* WRITTEN PROBLEM: Print the listing from its top line through the line containing "ax = fig.add_axes([0.112, 0.144, 0.876, 0.814])", nothing more, and leave out the pictures.
□ □ □ □ □
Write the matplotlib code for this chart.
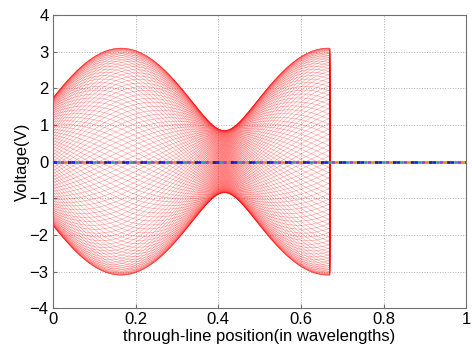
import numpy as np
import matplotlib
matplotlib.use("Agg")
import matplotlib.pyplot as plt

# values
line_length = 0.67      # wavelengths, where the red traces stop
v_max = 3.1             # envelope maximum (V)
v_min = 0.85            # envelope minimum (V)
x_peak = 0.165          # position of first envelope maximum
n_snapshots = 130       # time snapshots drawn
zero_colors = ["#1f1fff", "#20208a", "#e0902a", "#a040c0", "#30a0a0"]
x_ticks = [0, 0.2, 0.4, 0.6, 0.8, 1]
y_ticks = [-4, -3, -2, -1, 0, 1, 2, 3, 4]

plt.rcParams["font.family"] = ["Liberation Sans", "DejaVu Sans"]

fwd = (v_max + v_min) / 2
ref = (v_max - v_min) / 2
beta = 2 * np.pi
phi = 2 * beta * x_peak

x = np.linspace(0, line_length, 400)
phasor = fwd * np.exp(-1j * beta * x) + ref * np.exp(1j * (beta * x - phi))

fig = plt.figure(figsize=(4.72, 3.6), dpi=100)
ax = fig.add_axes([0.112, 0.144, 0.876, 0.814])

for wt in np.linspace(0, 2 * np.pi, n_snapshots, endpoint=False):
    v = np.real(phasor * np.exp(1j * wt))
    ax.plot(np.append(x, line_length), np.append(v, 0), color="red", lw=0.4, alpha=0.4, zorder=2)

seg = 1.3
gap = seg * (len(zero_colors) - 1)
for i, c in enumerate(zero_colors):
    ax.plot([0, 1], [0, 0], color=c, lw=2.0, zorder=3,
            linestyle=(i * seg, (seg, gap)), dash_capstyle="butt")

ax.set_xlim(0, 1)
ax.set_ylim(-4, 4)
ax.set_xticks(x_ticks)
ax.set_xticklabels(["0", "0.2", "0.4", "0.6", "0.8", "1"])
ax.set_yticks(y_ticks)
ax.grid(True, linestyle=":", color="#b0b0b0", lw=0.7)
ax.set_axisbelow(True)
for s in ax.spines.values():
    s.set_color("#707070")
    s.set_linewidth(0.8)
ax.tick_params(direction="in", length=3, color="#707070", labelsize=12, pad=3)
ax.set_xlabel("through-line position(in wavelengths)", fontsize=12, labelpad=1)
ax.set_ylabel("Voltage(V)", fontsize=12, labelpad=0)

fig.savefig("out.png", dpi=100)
□ □ □ □ □
* WRITTEN RESPONSE:
Write the matplotlib code for this chart.
import numpy as np
import matplotlib
matplotlib.use("Agg")
import matplotlib.pyplot as plt

# values
line_length = 0.67      # wavelengths, where the red traces stop
v_max = 3.1             # envelope maximum (V)
v_min = 0.85            # envelope minimum (V)
x_peak = 0.165          # position of first envelope maximum
n_snapshots = 130       # time snapshots drawn
zero_colors = ["#1f1fff", "#20208a", "#e0902a", "#a040c0", "#30a0a0"]
x_ticks = [0, 0.2, 0.4, 0.6, 0.8, 1]
y_ticks = [-4, -3, -2, -1, 0, 1, 2, 3, 4]

plt.rcParams["font.family"] = ["Liberation Sans", "DejaVu Sans"]

fwd = (v_max + v_min) / 2
ref = (v_max - v_min) / 2
beta = 2 * np.pi
phi = 2 * beta * x_peak

x = np.linspace(0, line_length, 400)
phasor = fwd * np.exp(-1j * beta * x) + ref * np.exp(1j * (beta * x - phi))

fig = plt.figure(figsize=(4.72, 3.6), dpi=100)
ax = fig.add_axes([0.112, 0.144, 0.876, 0.814])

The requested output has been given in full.